The Master Provocateur of New York Dada
Marcel Duchamp was not just a participant in New York Dada—he was its strategist, theorist, and invisible architect. His fingerprints—sometimes literal, more often conceptual—appear in nearly every major instance where Dada begins to encode what we now call Dada's Five Coded Gestures:
- Refusal of Authorship
- Parody of Glamour
- Drips as Sabotage
- Function Denied
- Surface Rupture
These gestures, often buried in playful or cryptic visual forms, are rarely isolated from Duchamp’s influence. Even when he was not the named creator, his thinking shaped the result.
Present Even in Absence
From Fountain (1917) to Belle Haleine (1921), Duchamp demonstrated or inspired nearly every conceptual tactic that defined the Dada shift from object-making to idea-making. He left painting behind—but not image-making. Even his apparent silence was a maneuver, a gesture of authorship by refusal. Works like Picabia’s Mistinguett or Man Ray’s Gift seem independent at first glance, but upon inspection, they echo Duchamp’s earlier strategies—or answer them. It is no accident that the most potent examples of these gestures almost all radiate outward from his ideas. And when an anomaly appears—such as Morée—it feels less like an outsider’s rebellion and more like a prototype he quietly planted.

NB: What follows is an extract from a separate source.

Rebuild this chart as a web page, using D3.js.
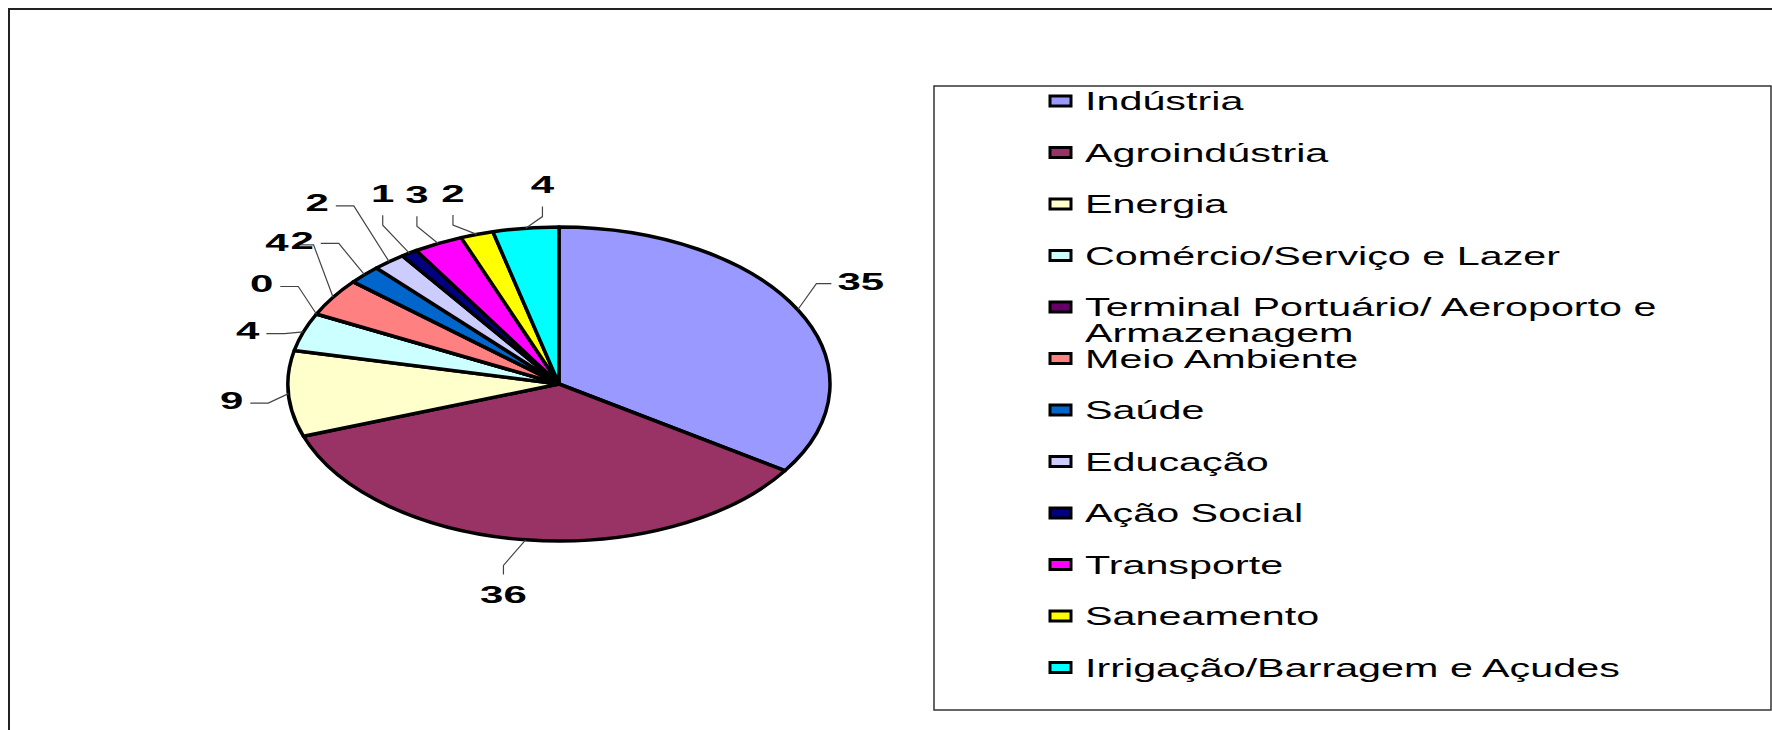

The Strategist Behind the Curtain
Why did others orbit Duchamp so faithfully? Much of it comes down to
power and access. Duchamp had two enormous advantages that most avant-garde artists of the time did not:
- The Arensbergs – His close friendship with Walter and Louise Arensberg placed him at the heart of New York’s most powerful Dada-adjacent salon. They collected him, defended him, and funded the space in which Fountain could exist.
- Katherine Dreier – As co-founder of the Société Anonyme with Duchamp, Dreier positioned him as a co-curator of modernism. She trusted him not just with artworks, but with intellectual authority.
These alliances elevated Duchamp into a role
neither Picabia nor Man Ray could match. He was not the most prolific, but he didn’t need to be. He supplied the code. The others followed it—sometimes riffing on it, sometimes literalizing it.
The Quiet Control
Duchamp’s brilliance wasn’t just in the works he made—it was in the system he built. He created a structure in which
ideas, not images, were the true currency, and then let others fill in the blanks. Picabia broadcast the signals. Man Ray collaborated across media. But Duchamp was the Watcher. The Ghost Engineer. The Master Provocateur.
Whether or not he painted Morée, its logic belongs to him. It speaks his language—before anyone else dared to.